В дискуссии о прозе Лунина на «Российском писателе» после публикации его повести «Клетка» много говорилось о духовной статике героя – высказывающимся хотелось, чтобы, согласно конспектам русской литературы прошлых веков, автор привел своего героя к сильному и окончательному раскаянию после совершённого греха. Мне кажется, причина этих разговоров в непонимании глубокого кризиса современного человека, в стремлении давать старые ответы на новые вопросы. Где мы видели в реальной современной жизни (а не в романах русских классиков и не в житиях святых) примеры решительного и бесповоротного раскаяния, приведшего к полному изменению жизни?

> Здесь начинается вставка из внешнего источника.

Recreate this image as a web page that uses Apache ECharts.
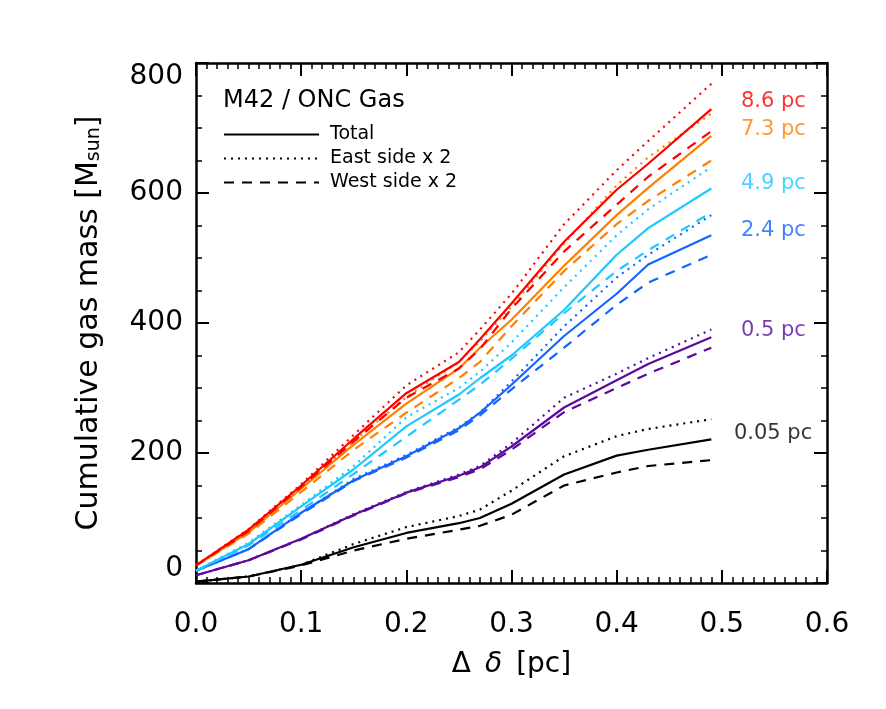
<!DOCTYPE html>
<html>
<head>
<meta charset="utf-8">
<script src="https://cdn.jsdelivr.net/npm/echarts@6/dist/echarts.min.js"></script>
<style>
  html, body { margin: 0; padding: 0; background: #fff; }
  #chart { width: 886px; height: 709px; }
</style>
</head>
<body>
<div id="chart"></div>
<script>
// Δδ [pc] sample points shared by every curve
const dDelta = [0, 0.05, 0.1, 0.15, 0.2, 0.25, 0.27, 0.3, 0.35, 0.4, 0.43, 0.49]

// cumulative gas mass [Msun], per aperture: total / east x2 / west x2
const total_86 = [27, 82, 150, 222, 292, 340, 375, 430, 525, 605, 645, 729]
const east_86 = [27, 83, 152, 228, 304, 355, 390, 445, 552, 635, 680, 768]
const west_86 = [27, 80, 148, 218, 285, 330, 360, 422, 510, 582, 625, 695]

const total_73 = [27, 78, 145, 213, 276, 330, 362, 405, 488, 566, 608, 688]
const east_73 = [27, 80, 147, 218, 286, 340, 372, 425, 522, 612, 655, 722]
const west_73 = [27, 76, 140, 205, 262, 315, 340, 395, 480, 552, 588, 650]

const total_49 = [19, 60, 118, 175, 241, 290, 315, 350, 420, 505, 546, 607]
const east_49 = [19, 62, 120, 180, 255, 300, 325, 370, 455, 535, 575, 640]
const west_49 = [19, 58, 112, 168, 225, 282, 305, 345, 415, 480, 512, 570]

const total_24 = [19, 52, 108, 158, 195, 238, 262, 305, 380, 445, 490, 535]
const east_24 = [19, 52, 108, 160, 197, 240, 262, 310, 395, 470, 505, 566]
const west_24 = [19, 52, 106, 157, 193, 235, 258, 298, 362, 428, 462, 505]

const total_05 = [12, 35, 68, 105, 139, 165, 178, 210, 270, 312, 337, 378]
const east_05 = [12, 35, 68, 106, 140, 167, 180, 215, 285, 322, 346, 390]
const west_05 = [12, 35, 67, 104, 138, 163, 175, 205, 263, 300, 322, 362]

const total_005 = [2, 10, 28, 55, 77, 92, 100, 122, 167, 196, 205, 221]
const east_005 = [2, 10, 28, 60, 86, 103, 113, 142, 195, 226, 237, 252]
const west_005 = [2, 10, 27, 50, 68, 82, 88, 105, 150, 170, 180, 189]

// right-hand aperture labels and where they sit
const ringNames = ['8.6 pc', '7.3 pc', '4.9 pc', '2.4 pc', '0.5 pc', '0.05 pc']
const ringLabelX = [0.549, 0.549, 0.549, 0.549, 0.549, 0.5487]
const ringLabelY = [740, 698, 615, 543, 388, 230]

const colors = ['#ff0000', '#ff8000', '#1ec8ff', '#1464ff', '#5a0a9c', '#000000']
const groups = [
  [total_86, east_86, west_86],
  [total_73, east_73, west_73],
  [total_49, east_49, west_49],
  [total_24, east_24, west_24],
  [total_05, east_05, west_05],
  [total_005, east_005, west_005]
]
const styleNames = ['Total', 'East side x 2', 'West side x 2']
const dashTypes = ['solid', [2, 5], [10, 8]]

const FONT = 'DejaVu Sans'

const series = []
// black curves first so the legend picks them up by name
for (let g = groups.length - 1; g >= 0; g--) {
  groups[g].forEach((vals, k) => {
    series.push({
      name: g === groups.length - 1 ? styleNames[k] : ringNames[g] + ' ' + k,
      type: 'line',
      data: dDelta.map((x, i) => [x, vals[i]]),
      symbol: 'none',
      smooth: false,
      lineStyle: { color: colors[g], width: 2.2, type: dashTypes[k] },
      itemStyle: { color: colors[g] },
      z: 3
    })
  })
}

series.push({
  name: 'labels',
  type: 'scatter',
  symbolSize: 0,
  silent: true,
  data: ringNames.map((n, i) => ({
    value: [ringLabelX[i], ringLabelY[i]],
    label: { color: colors[i] }
  })),
  label: {
    show: true,
    position: 'inside',
    fontFamily: FONT,
    fontSize: 21,
    formatter: p => ringNames[p.dataIndex]
  }
})

const axisCommon = {
  type: 'value',
  axisLine: { show: true, onZero: false, lineStyle: { color: '#000', width: 2.5 } },
  axisTick: { show: true, inside: true, length: 13, lineStyle: { color: '#000', width: 2 } },
  minorTick: { show: true, length: 6, lineStyle: { color: '#000', width: 1.5 } },
  splitLine: { show: false }
}

const chart = echarts.init(document.getElementById('chart'))
chart.setOption({
  animation: false,
  backgroundColor: '#fff',
  title: {
    text: 'M42 / ONC Gas',
    left: 218,
    top: 84,
    textStyle: { fontFamily: FONT, fontSize: 24, fontWeight: 'normal', color: '#000' }
  },
  legend: {
    data: styleNames,
    orient: 'vertical',
    left: 218,
    top: 120,
    itemWidth: 95,
    itemHeight: 20,
    itemGap: 5,
    itemStyle: { opacity: 0 },
    textStyle: { fontFamily: FONT, fontSize: 19, color: '#000', padding: [0, 0, 0, 6] }
  },
  grid: { left: 196, right: 59, top: 63, bottom: 126 },
  xAxis: [
    Object.assign({}, axisCommon, {
      min: 0, max: 0.6, interval: 0.1,
      minorTick: Object.assign({}, axisCommon.minorTick, { splitNumber: 10 }),
      name: '{a|Δ}{d|δ}{a|[pc]}',
      nameLocation: 'middle',
      nameGap: 68,
      nameTextStyle: {
        rich: {
          a: { fontFamily: FONT, fontSize: 28, color: '#000' },
          d: { fontFamily: FONT, fontSize: 28, fontStyle: 'italic', color: '#000', padding: [0, 14, 0, 14] }
        }
      },
      axisLabel: {
        margin: 28,
        fontFamily: FONT, fontSize: 28, color: '#000',
        formatter: v => v.toFixed(1)
      }
    }),
    Object.assign({}, axisCommon, {
      position: 'top',
      min: 0, max: 0.6, interval: 0.1,
      minorTick: Object.assign({}, axisCommon.minorTick, { splitNumber: 10 }),
      axisLabel: { show: false }
    })
  ],
  yAxis: [
    Object.assign({}, axisCommon, {
      min: 0, max: 800, interval: 200,
      minorTick: Object.assign({}, axisCommon.minorTick, { splitNumber: 4 }),
      name: 'Cumulative gas mass [M{s|sun}]',
      nameLocation: 'middle',
      nameGap: 92,
      nameTextStyle: {
        fontFamily: FONT, fontSize: 30, color: '#000',
        rich: { s: { fontFamily: FONT, fontSize: 19, color: '#000', verticalAlign: 'bottom' } }
      },
      axisLabel: {
        margin: 13,
        fontFamily: FONT, fontSize: 28, color: '#000',
        verticalAlignMinLabel: 'bottom',
        verticalAlignMaxLabel: 'top'
      }
    }),
    Object.assign({}, axisCommon, {
      position: 'right',
      min: 0, max: 800, interval: 200,
      minorTick: Object.assign({}, axisCommon.minorTick, { splitNumber: 4 }),
      axisLabel: { show: false }
    })
  ],
  series: series
})
</script>
</body>
</html>
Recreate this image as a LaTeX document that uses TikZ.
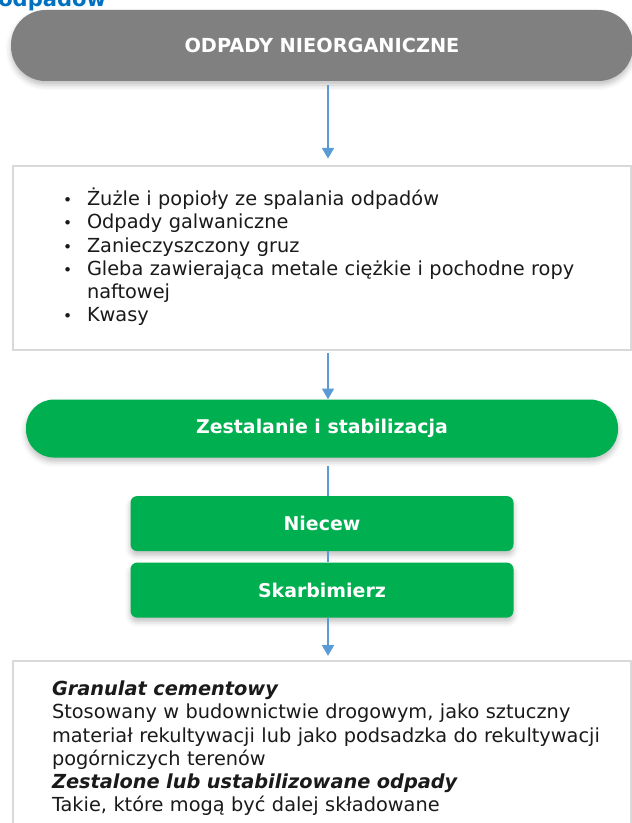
\documentclass[tikz,border=0pt]{standalone}
\usepackage{fontspec}
\setmainfont{DejaVu Sans}
\usetikzlibrary{arrows.meta, positioning, shadows.blur}
\definecolor{wastegray}{HTML}{808080}
\definecolor{procgreen}{HTML}{00B050}
\definecolor{flowblue}{HTML}{5B9BD5}
\definecolor{framegray}{HTML}{D9D9D9}
\definecolor{titleblue}{HTML}{0070C0}
\definecolor{bodytext}{HTML}{1A1A1A}
\newcommand{\blt}{\makebox[18pt][l]{\scalebox{0.8}{\textbullet}}}

\begin{document}
\begin{tikzpicture}[
            x=0.75pt, y=0.75pt,
            softshadow/.style={blur shadow={shadow xshift=0pt, shadow yshift=-3pt,
                        shadow blur radius=4pt, shadow opacity=25}},
            headbox/.style={fill=wastegray, rounded corners=26pt, softshadow,
                        minimum width=466.5pt, minimum height=53.25pt, inner sep=0pt,
                        text=white, font=\fontsize{14.5}{17}\selectfont\bfseries},
            procbox/.style={fill=procgreen, rounded corners=21pt, softshadow,
                        minimum width=444pt, minimum height=43.5pt, inner sep=0pt,
                        text=white, font=\fontsize{14.2}{17}\selectfont\bfseries},
            sitebox/.style={fill=procgreen, rounded corners=5pt, softshadow,
                        minimum width=287.25pt, minimum height=41.25pt, inner sep=0pt,
                        text=white, font=\fontsize{14.2}{17}\selectfont\bfseries},
            textbox/.style={draw=framegray, line width=1.5pt, fill=white,
                        text=bodytext, align=left, font=\fontsize{14.5}{17.4}\selectfont},
            arr/.style={-{Triangle[width=9pt,length=8pt]}, line width=1.1pt, color=flowblue},
            lnk/.style={line width=1.1pt, color=flowblue}
          ]
          \useasboundingbox (0,0) rectangle (631,-823);
          \node[anchor=base west, inner sep=0pt, text=titleblue,
                font=\fontsize{15.8}{19}\selectfont\bfseries] (title) at (-2,-7) {odpadów};
          \node[headbox] (head) at (322,-45.5) {ODPADY NIEORGANICZNE};
          \node[textbox, minimum height=138pt, text width=388.5pt, inner xsep=37.5pt]
               (waste) [below=63pt of head]
               {\begin{tabular}{@{}l@{}l@{}}
                \blt & Żużle i popioły ze spalania odpadów\\
                \blt & Odpady galwaniczne\\
                \blt & Zanieczyszczony gruz\\
                \blt & Gleba zawierająca metale ciężkie i pochodne ropy\\
                     & naftowej\\
                \blt & Kwasy
                \end{tabular}};
          \node[procbox] (solid)  [below=36pt of waste]  {Zestalanie i stabilizacja};
          \node[sitebox] (niecew) [below=28.5pt of solid] {Niecew};
          \node[sitebox] (skarb)  [below=8.25pt of niecew] {Skarbimierz};
          \node[textbox, text width=405pt, inner xsep=29.25pt, inner ysep=14pt]
               (product) [below=31.5pt of skarb]
               {\begin{tabular}{@{}l@{}}
                \textbf{\textit{Granulat cementowy}}\\
                Stosowany w budownictwie drogowym, jako sztuczny\\
                materiał rekultywacji lub jako podsadzka do rekultywacji\\
                pogórniczych terenów\\
                \textbf{\textit{Zestalone lub ustabilizowane odpady}}\\
                Takie, które mogą być dalej składowane
                \end{tabular}};
          \draw[arr, shorten <=3pt, shorten >=5pt] ([xshift=4.5pt]head.south) -- ([xshift=4.5pt]waste.north);
          \draw[arr, shorten <=1.5pt] ([xshift=4.5pt]waste.south) -- ([xshift=4.5pt]solid.north);
          \draw[lnk, shorten <=6pt] ([xshift=4.5pt]solid.south) -- ([xshift=4.5pt]niecew.north);
          \draw[lnk] ([xshift=4.5pt]niecew.south) -- ([xshift=4.5pt]skarb.north);
          \draw[arr, shorten >=3pt] ([xshift=4.5pt]skarb.south) -- ([xshift=4.5pt]product.north);
        \end{tikzpicture}
\end{document}
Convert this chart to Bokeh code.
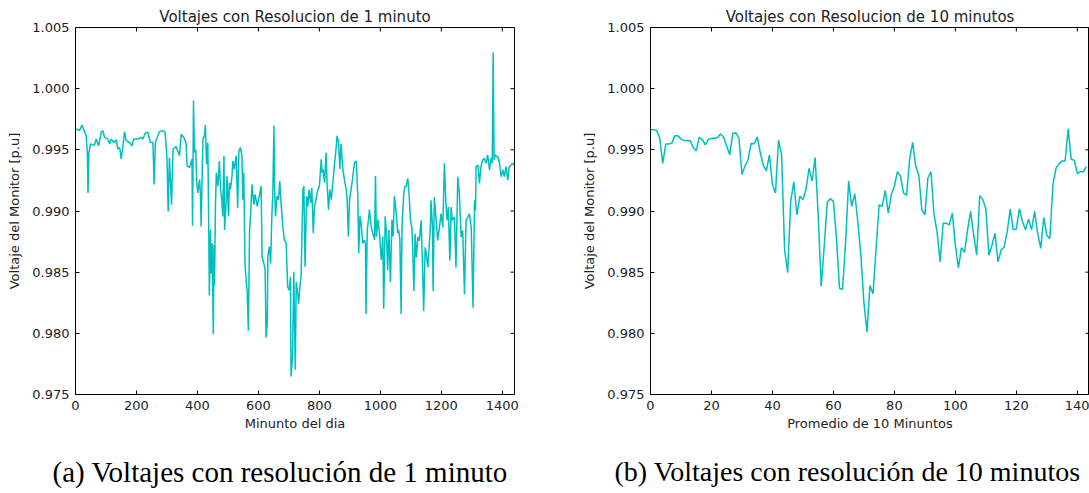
import math
from bokeh.plotting import figure
from bokeh.models import Range1d, FixedTicker, PrintfTickFormatter, Title
from bokeh.layouts import row
from bokeh.embed import file_html
from bokeh.resources import INLINE

# ---------------- data ----------------
minute_1 = [2, 13, 21, 28, 35, 39, 41, 44, 49, 62, 68, 76, 84, 90, 95, 106, 112, 117, 126, 134,
            139, 145, 150, 155, 161, 166, 177, 185, 191, 204, 215, 221, 229, 237, 246, 254, 258, 262, 275, 286,
            294, 300, 304, 308, 315, 320, 330, 341, 347, 358, 363, 366, 374, 382, 384, 387, 390, 394, 398, 401,
            407, 410, 412, 418, 423, 426, 430, 434, 437, 439, 443, 445, 448, 452, 454, 456, 459, 462, 467, 472,
            476, 480, 483, 487, 489, 494, 497, 502, 505, 508, 513, 516, 521, 527, 532, 536, 541, 546, 549, 552,
            556, 560, 563, 567, 571, 574, 579, 585, 589, 596, 603, 609, 612, 618, 622, 625, 629, 631, 636, 640,
            644, 647, 651, 653, 656, 661, 666, 670, 675, 680, 685, 691, 696, 701, 705, 707, 712, 716, 721, 724,
            729, 732, 736, 740, 746, 749, 753, 758, 762, 766, 771, 775, 780, 784, 789, 795, 800, 806, 809, 812,
            817, 822, 825, 830, 834, 839, 844, 849, 855, 858, 863, 867, 871, 877, 882, 888, 891, 895, 899, 904,
            910, 915, 921, 926, 929, 933, 937, 942, 948, 951, 953, 957, 961, 964, 970, 975, 981, 984, 987, 992,
            997, 1003, 1008, 1011, 1016, 1020, 1024, 1028, 1033, 1038, 1042, 1046, 1052, 1057, 1060, 1064, 1068, 1071, 1077, 1081,
            1084, 1090, 1094, 1099, 1103, 1106, 1110, 1114, 1118, 1123, 1128, 1134, 1139, 1142, 1147, 1151, 1156, 1160, 1164, 1166,
            1171, 1173, 1177, 1183, 1188, 1194, 1199, 1205, 1210, 1215, 1219, 1223, 1228, 1232, 1236, 1243, 1248, 1254, 1259, 1265,
            1270, 1276, 1281, 1287, 1292, 1298, 1304, 1309, 1312, 1314, 1320, 1325, 1330, 1336, 1341, 1347, 1352, 1358, 1363, 1367,
            1370, 1373, 1376, 1381, 1385, 1391, 1396, 1402, 1407, 1412, 1418, 1423, 1429, 1434, 1439]
volt_1 = [0.99670, 0.99657, 0.99703, 0.99657, 0.99615, 0.99464, 0.99148, 0.99478, 0.99547, 0.99538,
          0.99588, 0.99533, 0.99643, 0.99657, 0.99602, 0.99588, 0.99547, 0.99588, 0.99560, 0.99582,
          0.99505, 0.99519, 0.99423, 0.99519, 0.99648, 0.99574, 0.99560, 0.99533, 0.99588, 0.99588,
          0.99602, 0.99588, 0.99637, 0.99643, 0.99560, 0.99560, 0.99217, 0.99560, 0.99648, 0.99657,
          0.99643, 0.99437, 0.98997, 0.99437, 0.99052, 0.99505, 0.99527, 0.99451, 0.99629, 0.99588,
          0.99547, 0.99368, 0.99354, 0.99423, 0.98879, 0.99904, 0.99478, 0.99505, 0.99231, 0.99148,
          0.99258, 0.99121, 0.98874, 0.99588, 0.99615, 0.99703, 0.99382, 0.99560, 0.98874, 0.98310,
          0.98846, 0.98489, 0.98736, 0.97994, 0.98723, 0.98393, 0.99038, 0.99313, 0.99203, 0.99409,
          0.99176, 0.99093, 0.98956, 0.99451, 0.98846, 0.99066, 0.99286, 0.98956, 0.99231, 0.99176,
          0.99272, 0.99409, 0.99341, 0.99451, 0.99025, 0.99492, 0.99519, 0.99451, 0.99093, 0.99313,
          0.98571, 0.98420, 0.98352, 0.98022, 0.98846, 0.98956, 0.99217, 0.99052, 0.99135, 0.99038,
          0.99121, 0.99203, 0.98626, 0.98571, 0.98516, 0.97967, 0.98077, 0.98626, 0.98709, 0.98571,
          0.98956, 0.99121, 0.99698, 0.99203, 0.98956, 0.99121, 0.99093, 0.99245, 0.99038, 0.98874,
          0.98764, 0.98736, 0.98379, 0.98352, 0.98462, 0.97647, 0.97812, 0.98503, 0.97702, 0.98420,
          0.98324, 0.98242, 0.98379, 0.98462, 0.99176, 0.99203, 0.98544, 0.99121, 0.99038, 0.99176,
          0.99066, 0.99190, 0.98819, 0.99038, 0.99093, 0.99176, 0.99203, 0.99423, 0.99313, 0.99341,
          0.99231, 0.99478, 0.99231, 0.99011, 0.99176, 0.99093, 0.99231, 0.99368, 0.99519, 0.99615,
          0.99560, 0.99341, 0.99547, 0.99341, 0.99258, 0.99176, 0.99093, 0.98791, 0.99093, 0.99176,
          0.99286, 0.99396, 0.99409, 0.99121, 0.98654, 0.98956, 0.98901, 0.98736, 0.98764, 0.98736,
          0.98159, 0.98846, 0.98929, 0.99011, 0.98874, 0.98819, 0.98764, 0.99286, 0.98791, 0.98929,
          0.98819, 0.98599, 0.98791, 0.98201, 0.98956, 0.98819, 0.98516, 0.98846, 0.98420, 0.98929,
          0.98791, 0.99121, 0.98984, 0.98819, 0.98846, 0.98764, 0.98159, 0.98874, 0.99148, 0.99203,
          0.99198, 0.99266, 0.99143, 0.98923, 0.98868, 0.98703, 0.98346, 0.98813, 0.98621, 0.98786,
          0.98758, 0.98923, 0.98484, 0.98181, 0.98703, 0.98648, 0.98538, 0.98703, 0.98868, 0.99088,
          0.98868, 0.98346, 0.99115, 0.98923, 0.98758, 0.98868, 0.98978, 0.98868, 0.99390, 0.99060,
          0.98923, 0.99033, 0.98593, 0.99033, 0.98923, 0.98951, 0.98538, 0.99280, 0.99143, 0.98786,
          0.98841, 0.98319, 0.98923, 0.98951, 0.98978, 0.98868, 0.98209, 0.99088, 0.99005, 0.99363,
          0.99376, 0.99225, 0.99363, 0.99418, 0.99431, 0.99390, 0.99459, 0.99335, 0.99431, 0.99390,
          1.00297, 0.99418, 0.99459, 0.99445, 0.99445, 0.99390, 0.99280, 0.99335, 0.99280, 0.99363,
          0.99253, 0.99363, 0.99376, 0.99390, 0.99376]

volt_10 = [0.99665, 0.99665, 0.99660, 0.99600, 0.99390, 0.99547, 0.99547, 0.99555, 0.99616, 0.99616,
           0.99588, 0.99577, 0.99575, 0.99574, 0.99520, 0.99492, 0.99602, 0.99583, 0.99540, 0.99585,
           0.99594, 0.99594, 0.99600, 0.99629, 0.99602, 0.99530, 0.99459, 0.99635, 0.99638, 0.99596,
           0.99299, 0.99368, 0.99417, 0.99552, 0.99547, 0.99607, 0.99478, 0.99373, 0.99327, 0.99459,
           0.99217, 0.99148, 0.99580, 0.99459, 0.98680, 0.98496, 0.99079, 0.99239, 0.98969, 0.99120,
           0.99093, 0.99175, 0.99349, 0.99244, 0.99437, 0.98969, 0.98385, 0.98720, 0.99073, 0.99101,
           0.99079, 0.98776, 0.98369, 0.98358, 0.98749, 0.99244, 0.99038, 0.99142, 0.98914, 0.98639,
           0.98253, 0.98011, 0.98391, 0.98322, 0.98694, 0.99051, 0.99038, 0.99167, 0.98983, 0.99134,
           0.99203, 0.99321, 0.99285, 0.99148, 0.99128, 0.99423, 0.99561, 0.99368, 0.99294, 0.99010,
           0.98969, 0.99272, 0.99321, 0.98969, 0.98831, 0.98584, 0.98900, 0.98900, 0.98886, 0.98983,
           0.98721, 0.98534, 0.98700, 0.98661, 0.98846, 0.98997, 0.98804, 0.98639, 0.99126, 0.99093,
           0.99018, 0.98639, 0.98721, 0.98818, 0.98584, 0.98680, 0.98707, 0.98831, 0.99015, 0.98846,
           0.98853, 0.99018, 0.98914, 0.98846, 0.98936, 0.98846, 0.98997, 0.98818, 0.98694, 0.98947,
           0.98798, 0.98776, 0.99217, 0.99349, 0.99387, 0.99409, 0.99409, 0.99671, 0.99423, 0.99415,
           0.99305, 0.99321, 0.99321, 0.99362]
index_10 = list(range(len(volt_10)))

y_ticks = [0.975, 0.980, 0.985, 0.990, 0.995, 1.000, 1.005]
x_ticks_1 = [0, 200, 400, 600, 800, 1000, 1200, 1400]
x_ticks_10 = [0, 20, 40, 60, 80, 100, 120, 140]

titles = ["Voltajes con Resolucion de 1 minuto", "Voltajes con Resolucion de 10 minutos"]
x_labels = ["Minunto del dia", "Promedio de 10 Minuntos"]
y_label = "Voltaje del Monitor [p.u]"
captions = ["(a) Voltajes con resolución de 1 minuto", "(b) Voltajes con resolución de 10 minutos"]

LINE = "#00BFBF"
FONT = "DejaVu Sans"
Y0, Y1 = 0.975, 1.005


def make(xs, ys, xmax, xticks, title, xlabel, caption, left, right, cap_off, cap_size):
    p = figure(output_backend="svg", toolbar_location=None,
               frame_width=439, frame_height=367,
               min_border_left=left, min_border_right=right,
               min_border_top=27, min_border_bottom=99,
               x_range=Range1d(0, xmax), y_range=Range1d(Y0, Y1))
    p.background_fill_color = "white"
    p.border_fill_color = "white"
    p.outline_line_color = "black"
    p.outline_line_width = 1
    p.grid.visible = False

    p.title.text = title
    p.title.align = "center"
    p.title.text_font = FONT
    p.title.text_font_size = "15px"
    p.title.text_font_style = "normal"
    p.title.text_color = "#222222"
    p.title.standoff = 3

    p.line(xs, ys, line_color=LINE, line_width=1.5)

    # inward ticks on the top and right edges (clipped half of a dash marker)
    p.scatter(xticks, [Y1] * len(xticks), marker="dash", size=8, angle=math.pi / 2,
              line_color="black", line_width=1)
    p.scatter([xmax] * len(y_ticks), y_ticks, marker="dash", size=8,
              line_color="black", line_width=1)

    xa = p.xaxis[0]
    ya = p.yaxis[0]
    xa.ticker = FixedTicker(ticks=xticks)
    ya.ticker = FixedTicker(ticks=y_ticks)
    ya.formatter = PrintfTickFormatter(format="%.3f")
    for ax in (xa, ya):
        ax.axis_line_color = None
        ax.major_tick_in = 4
        ax.major_tick_out = 0
        ax.major_tick_line_color = "black"
        ax.minor_tick_line_color = None
        ax.major_label_text_font = FONT
        ax.major_label_text_font_size = "13px"
        ax.major_label_text_color = "#222222"
        ax.axis_label_text_font = FONT
        ax.axis_label_text_font_size = "13px"
        ax.axis_label_text_font_style = "normal"
        ax.axis_label_text_color = "#222222"
    xa.axis_label = xlabel
    ya.axis_label = y_label
    xa.major_label_standoff = 6
    ya.major_label_standoff = 6
    xa.axis_label_standoff = 3
    ya.axis_label_standoff = 7

    spacer = Title(text=" ", text_font_size="14px", standoff=0)
    p.add_layout(spacer, "below")
    cap = Title(text=caption, align="left", offset=cap_off,
                text_font="Liberation Serif", text_font_size=cap_size,
                text_font_style="normal", text_color="black", standoff=4)
    p.add_layout(cap, "below")
    return p


p1 = make(minute_1, volt_1, 1440, x_ticks_1, titles[0], x_labels[0], captions[0], 75, 46, -23, "29px")
p2 = make(index_10, volt_10, 144, x_ticks_10, titles[1], x_labels[1], captions[1], 90, 0, -36, "28px")

layout = row(p1, p2)
open("out.html", "w").write(file_html(layout, INLINE))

Нет, если мы будем честны перед собой, то обнаружим, что большинство из нас в течение долгих лет остаётся в одном и том же нравственном состоянии – с редкими порывами прочь от греховной жизни, со всплесками душевного вдохновения и очередным возвращением в ту же нравственную точку. И эта духовная статика – одна из тяжелейших духовных проблем современного, на словах даже вполне верующего, русского общества. Лунин, кажется, острее других чувствует эту проблему, не случайно подобное нравственное «возвращение» встречается во многих его вещах (например, в повести «Под звёздами», в рассказах «Успение» и «Святой день). Наверное, можно сказать – преодолеет Лунин эту проблему и станет крупной фигурой русской литературы нашего времени; останется блуждать в нравственном лабиринте и не шагнёт дальше западного экзистенциализма – но говорить так можно лишь от глухоты к сложности настоящей жизни и настоящей литературы.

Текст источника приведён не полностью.